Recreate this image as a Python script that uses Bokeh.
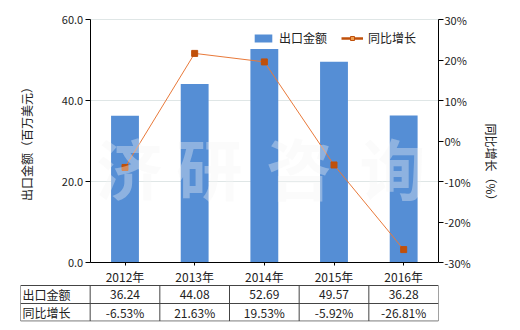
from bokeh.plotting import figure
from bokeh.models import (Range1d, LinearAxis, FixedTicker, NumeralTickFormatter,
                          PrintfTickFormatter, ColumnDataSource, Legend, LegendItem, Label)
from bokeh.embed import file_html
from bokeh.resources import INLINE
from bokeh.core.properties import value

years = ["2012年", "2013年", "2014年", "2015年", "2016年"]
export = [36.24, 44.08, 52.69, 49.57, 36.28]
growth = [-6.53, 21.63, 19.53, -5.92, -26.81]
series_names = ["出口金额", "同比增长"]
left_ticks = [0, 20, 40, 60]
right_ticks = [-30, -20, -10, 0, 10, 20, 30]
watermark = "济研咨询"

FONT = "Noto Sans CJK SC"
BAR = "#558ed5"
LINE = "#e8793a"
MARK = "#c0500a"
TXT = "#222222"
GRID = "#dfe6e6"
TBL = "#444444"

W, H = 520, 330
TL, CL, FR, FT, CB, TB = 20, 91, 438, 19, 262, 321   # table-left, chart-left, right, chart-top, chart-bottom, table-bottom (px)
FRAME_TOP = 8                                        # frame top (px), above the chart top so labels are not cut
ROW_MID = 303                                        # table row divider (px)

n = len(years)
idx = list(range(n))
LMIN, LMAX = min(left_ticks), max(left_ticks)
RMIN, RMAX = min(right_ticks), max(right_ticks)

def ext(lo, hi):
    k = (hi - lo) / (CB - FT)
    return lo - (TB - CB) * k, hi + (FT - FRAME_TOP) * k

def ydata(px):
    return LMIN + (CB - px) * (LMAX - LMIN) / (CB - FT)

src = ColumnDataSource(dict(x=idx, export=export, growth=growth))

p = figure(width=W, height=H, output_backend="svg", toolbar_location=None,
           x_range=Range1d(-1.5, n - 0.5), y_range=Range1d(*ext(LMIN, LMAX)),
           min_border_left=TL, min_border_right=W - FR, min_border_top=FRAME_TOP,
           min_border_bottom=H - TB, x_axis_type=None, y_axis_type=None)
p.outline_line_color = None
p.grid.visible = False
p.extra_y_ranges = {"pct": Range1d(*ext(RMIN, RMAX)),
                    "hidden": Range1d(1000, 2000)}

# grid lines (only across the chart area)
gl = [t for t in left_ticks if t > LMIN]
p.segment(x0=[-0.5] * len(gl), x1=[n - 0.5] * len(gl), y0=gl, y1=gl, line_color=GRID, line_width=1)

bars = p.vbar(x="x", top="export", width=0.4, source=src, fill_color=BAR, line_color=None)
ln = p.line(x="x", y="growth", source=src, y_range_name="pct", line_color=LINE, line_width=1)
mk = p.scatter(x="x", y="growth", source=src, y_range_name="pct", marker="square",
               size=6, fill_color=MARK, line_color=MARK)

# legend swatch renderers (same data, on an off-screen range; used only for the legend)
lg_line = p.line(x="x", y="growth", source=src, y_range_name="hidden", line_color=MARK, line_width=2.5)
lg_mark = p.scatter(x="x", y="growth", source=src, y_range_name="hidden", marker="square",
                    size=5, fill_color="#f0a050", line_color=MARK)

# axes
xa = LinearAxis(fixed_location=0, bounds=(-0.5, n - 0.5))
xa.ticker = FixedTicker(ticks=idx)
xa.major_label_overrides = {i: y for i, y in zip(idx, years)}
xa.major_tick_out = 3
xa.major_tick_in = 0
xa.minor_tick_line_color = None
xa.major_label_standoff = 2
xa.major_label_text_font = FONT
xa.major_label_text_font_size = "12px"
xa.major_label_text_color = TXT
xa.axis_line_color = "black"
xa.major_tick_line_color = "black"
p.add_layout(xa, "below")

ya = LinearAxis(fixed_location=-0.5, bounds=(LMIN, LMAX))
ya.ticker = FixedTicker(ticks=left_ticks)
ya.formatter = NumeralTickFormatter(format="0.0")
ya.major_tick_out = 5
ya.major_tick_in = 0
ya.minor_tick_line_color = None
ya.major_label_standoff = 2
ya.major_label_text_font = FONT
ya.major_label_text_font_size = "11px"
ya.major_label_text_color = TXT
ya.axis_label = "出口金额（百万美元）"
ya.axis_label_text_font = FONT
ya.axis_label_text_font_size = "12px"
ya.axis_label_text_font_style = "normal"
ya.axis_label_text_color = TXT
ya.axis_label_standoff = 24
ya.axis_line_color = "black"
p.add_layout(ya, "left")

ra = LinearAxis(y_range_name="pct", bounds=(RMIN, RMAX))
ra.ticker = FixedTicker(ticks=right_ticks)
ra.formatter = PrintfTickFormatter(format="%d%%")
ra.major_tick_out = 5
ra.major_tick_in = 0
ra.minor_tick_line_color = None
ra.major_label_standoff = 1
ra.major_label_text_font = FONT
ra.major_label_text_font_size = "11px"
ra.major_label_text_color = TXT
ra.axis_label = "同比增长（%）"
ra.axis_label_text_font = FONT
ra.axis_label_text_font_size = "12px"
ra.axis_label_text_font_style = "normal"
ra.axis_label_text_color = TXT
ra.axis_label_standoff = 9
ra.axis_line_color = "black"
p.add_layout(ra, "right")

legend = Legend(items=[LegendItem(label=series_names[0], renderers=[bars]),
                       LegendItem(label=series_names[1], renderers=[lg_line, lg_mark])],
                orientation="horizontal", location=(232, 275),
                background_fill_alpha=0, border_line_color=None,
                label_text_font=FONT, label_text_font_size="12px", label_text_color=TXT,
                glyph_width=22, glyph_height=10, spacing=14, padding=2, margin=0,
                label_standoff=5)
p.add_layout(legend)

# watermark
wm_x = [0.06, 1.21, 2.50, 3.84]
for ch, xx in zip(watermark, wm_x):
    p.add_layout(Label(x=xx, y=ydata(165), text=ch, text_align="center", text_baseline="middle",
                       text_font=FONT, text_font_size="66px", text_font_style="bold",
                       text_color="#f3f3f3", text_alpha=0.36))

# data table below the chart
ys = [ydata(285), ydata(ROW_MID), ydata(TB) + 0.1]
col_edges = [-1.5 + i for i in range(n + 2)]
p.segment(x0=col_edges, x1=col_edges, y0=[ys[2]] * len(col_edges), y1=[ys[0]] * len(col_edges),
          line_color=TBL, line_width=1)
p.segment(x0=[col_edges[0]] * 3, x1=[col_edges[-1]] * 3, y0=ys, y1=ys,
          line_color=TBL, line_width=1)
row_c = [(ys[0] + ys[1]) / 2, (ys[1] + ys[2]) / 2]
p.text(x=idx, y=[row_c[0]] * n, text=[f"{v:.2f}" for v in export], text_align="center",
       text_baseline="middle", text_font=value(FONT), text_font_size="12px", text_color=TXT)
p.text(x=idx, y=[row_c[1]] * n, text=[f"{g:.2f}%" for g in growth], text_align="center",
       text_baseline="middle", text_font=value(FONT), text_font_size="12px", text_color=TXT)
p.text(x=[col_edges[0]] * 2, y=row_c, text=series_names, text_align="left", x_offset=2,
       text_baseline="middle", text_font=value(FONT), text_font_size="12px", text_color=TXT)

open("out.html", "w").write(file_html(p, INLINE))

**Exercise**. Print the full listing exactly, dropping the pictures.

**Response to the exercise**.
Recreate this image as a Python script that uses Bokeh.
from bokeh.plotting import figure
from bokeh.models import (Range1d, LinearAxis, FixedTicker, NumeralTickFormatter,
                          PrintfTickFormatter, ColumnDataSource, Legend, LegendItem, Label)
from bokeh.embed import file_html
from bokeh.resources import INLINE
from bokeh.core.properties import value

years = ["2012年", "2013年", "2014年", "2015年", "2016年"]
export = [36.24, 44.08, 52.69, 49.57, 36.28]
growth = [-6.53, 21.63, 19.53, -5.92, -26.81]
series_names = ["出口金额", "同比增长"]
left_ticks = [0, 20, 40, 60]
right_ticks = [-30, -20, -10, 0, 10, 20, 30]
watermark = "济研咨询"

FONT = "Noto Sans CJK SC"
BAR = "#558ed5"
LINE = "#e8793a"
MARK = "#c0500a"
TXT = "#222222"
GRID = "#dfe6e6"
TBL = "#444444"

W, H = 520, 330
TL, CL, FR, FT, CB, TB = 20, 91, 438, 19, 262, 321   # table-left, chart-left, right, chart-top, chart-bottom, table-bottom (px)
FRAME_TOP = 8                                        # frame top (px), above the chart top so labels are not cut
ROW_MID = 303                                        # table row divider (px)

n = len(years)
idx = list(range(n))
LMIN, LMAX = min(left_ticks), max(left_ticks)
RMIN, RMAX = min(right_ticks), max(right_ticks)

def ext(lo, hi):
    k = (hi - lo) / (CB - FT)
    return lo - (TB - CB) * k, hi + (FT - FRAME_TOP) * k

def ydata(px):
    return LMIN + (CB - px) * (LMAX - LMIN) / (CB - FT)

src = ColumnDataSource(dict(x=idx, export=export, growth=growth))

p = figure(width=W, height=H, output_backend="svg", toolbar_location=None,
           x_range=Range1d(-1.5, n - 0.5), y_range=Range1d(*ext(LMIN, LMAX)),
           min_border_left=TL, min_border_right=W - FR, min_border_top=FRAME_TOP,
           min_border_bottom=H - TB, x_axis_type=None, y_axis_type=None)
p.outline_line_color = None
p.grid.visible = False
p.extra_y_ranges = {"pct": Range1d(*ext(RMIN, RMAX)),
                    "hidden": Range1d(1000, 2000)}

# grid lines (only across the chart area)
gl = [t for t in left_ticks if t > LMIN]
p.segment(x0=[-0.5] * len(gl), x1=[n - 0.5] * len(gl), y0=gl, y1=gl, line_color=GRID, line_width=1)

bars = p.vbar(x="x", top="export", width=0.4, source=src, fill_color=BAR, line_color=None)
ln = p.line(x="x", y="growth", source=src, y_range_name="pct", line_color=LINE, line_width=1)
mk = p.scatter(x="x", y="growth", source=src, y_range_name="pct", marker="square",
               size=6, fill_color=MARK, line_color=MARK)

# legend swatch renderers (same data, on an off-screen range; used only for the legend)
lg_line = p.line(x="x", y="growth", source=src, y_range_name="hidden", line_color=MARK, line_width=2.5)
lg_mark = p.scatter(x="x", y="growth", source=src, y_range_name="hidden", marker="square",
                    size=5, fill_color="#f0a050", line_color=MARK)

# axes
xa = LinearAxis(fixed_location=0, bounds=(-0.5, n - 0.5))
xa.ticker = FixedTicker(ticks=idx)
xa.major_label_overrides = {i: y for i, y in zip(idx, years)}
xa.major_tick_out = 3
xa.major_tick_in = 0
xa.minor_tick_line_color = None
xa.major_label_standoff = 2
xa.major_label_text_font = FONT
xa.major_label_text_font_size = "12px"
xa.major_label_text_color = TXT
xa.axis_line_color = "black"
xa.major_tick_line_color = "black"
p.add_layout(xa, "below")

ya = LinearAxis(fixed_location=-0.5, bounds=(LMIN, LMAX))
ya.ticker = FixedTicker(ticks=left_ticks)
ya.formatter = NumeralTickFormatter(format="0.0")
ya.major_tick_out = 5
ya.major_tick_in = 0
ya.minor_tick_line_color = None
ya.major_label_standoff = 2
ya.major_label_text_font = FONT
ya.major_label_text_font_size = "11px"
ya.major_label_text_color = TXT
ya.axis_label = "出口金额（百万美元）"
ya.axis_label_text_font = FONT
ya.axis_label_text_font_size = "12px"
ya.axis_label_text_font_style = "normal"
ya.axis_label_text_color = TXT
ya.axis_label_standoff = 24
ya.axis_line_color = "black"
p.add_layout(ya, "left")

ra = LinearAxis(y_range_name="pct", bounds=(RMIN, RMAX))
ra.ticker = FixedTicker(ticks=right_ticks)
ra.formatter = PrintfTickFormatter(format="%d%%")
ra.major_tick_out = 5
ra.major_tick_in = 0
ra.minor_tick_line_color = None
ra.major_label_standoff = 1
ra.major_label_text_font = FONT
ra.major_label_text_font_size = "11px"
ra.major_label_text_color = TXT
ra.axis_label = "同比增长（%）"
ra.axis_label_text_font = FONT
ra.axis_label_text_font_size = "12px"
ra.axis_label_text_font_style = "normal"
ra.axis_label_text_color = TXT
ra.axis_label_standoff = 9
ra.axis_line_color = "black"
p.add_layout(ra, "right")

legend = Legend(items=[LegendItem(label=series_names[0], renderers=[bars]),
                       LegendItem(label=series_names[1], renderers=[lg_line, lg_mark])],
                orientation="horizontal", location=(232, 275),
                background_fill_alpha=0, border_line_color=None,
                label_text_font=FONT, label_text_font_size="12px", label_text_color=TXT,
                glyph_width=22, glyph_height=10, spacing=14, padding=2, margin=0,
                label_standoff=5)
p.add_layout(legend)

# watermark
wm_x = [0.06, 1.21, 2.50, 3.84]
for ch, xx in zip(watermark, wm_x):
    p.add_layout(Label(x=xx, y=ydata(165), text=ch, text_align="center", text_baseline="middle",
                       text_font=FONT, text_font_size="66px", text_font_style="bold",
                       text_color="#f3f3f3", text_alpha=0.36))

# data table below the chart
ys = [ydata(285), ydata(ROW_MID), ydata(TB) + 0.1]
col_edges = [-1.5 + i for i in range(n + 2)]
p.segment(x0=col_edges, x1=col_edges, y0=[ys[2]] * len(col_edges), y1=[ys[0]] * len(col_edges),
          line_color=TBL, line_width=1)
p.segment(x0=[col_edges[0]] * 3, x1=[col_edges[-1]] * 3, y0=ys, y1=ys,
          line_color=TBL, line_width=1)
row_c = [(ys[0] + ys[1]) / 2, (ys[1] + ys[2]) / 2]
p.text(x=idx, y=[row_c[0]] * n, text=[f"{v:.2f}" for v in export], text_align="center",
       text_baseline="middle", text_font=value(FONT), text_font_size="12px", text_color=TXT)
p.text(x=idx, y=[row_c[1]] * n, text=[f"{g:.2f}%" for g in growth], text_align="center",
       text_baseline="middle", text_font=value(FONT), text_font_size="12px", text_color=TXT)
p.text(x=[col_edges[0]] * 2, y=row_c, text=series_names, text_align="left", x_offset=2,
       text_baseline="middle", text_font=value(FONT), text_font_size="12px", text_color=TXT)

open("out.html", "w").write(file_html(p, INLINE))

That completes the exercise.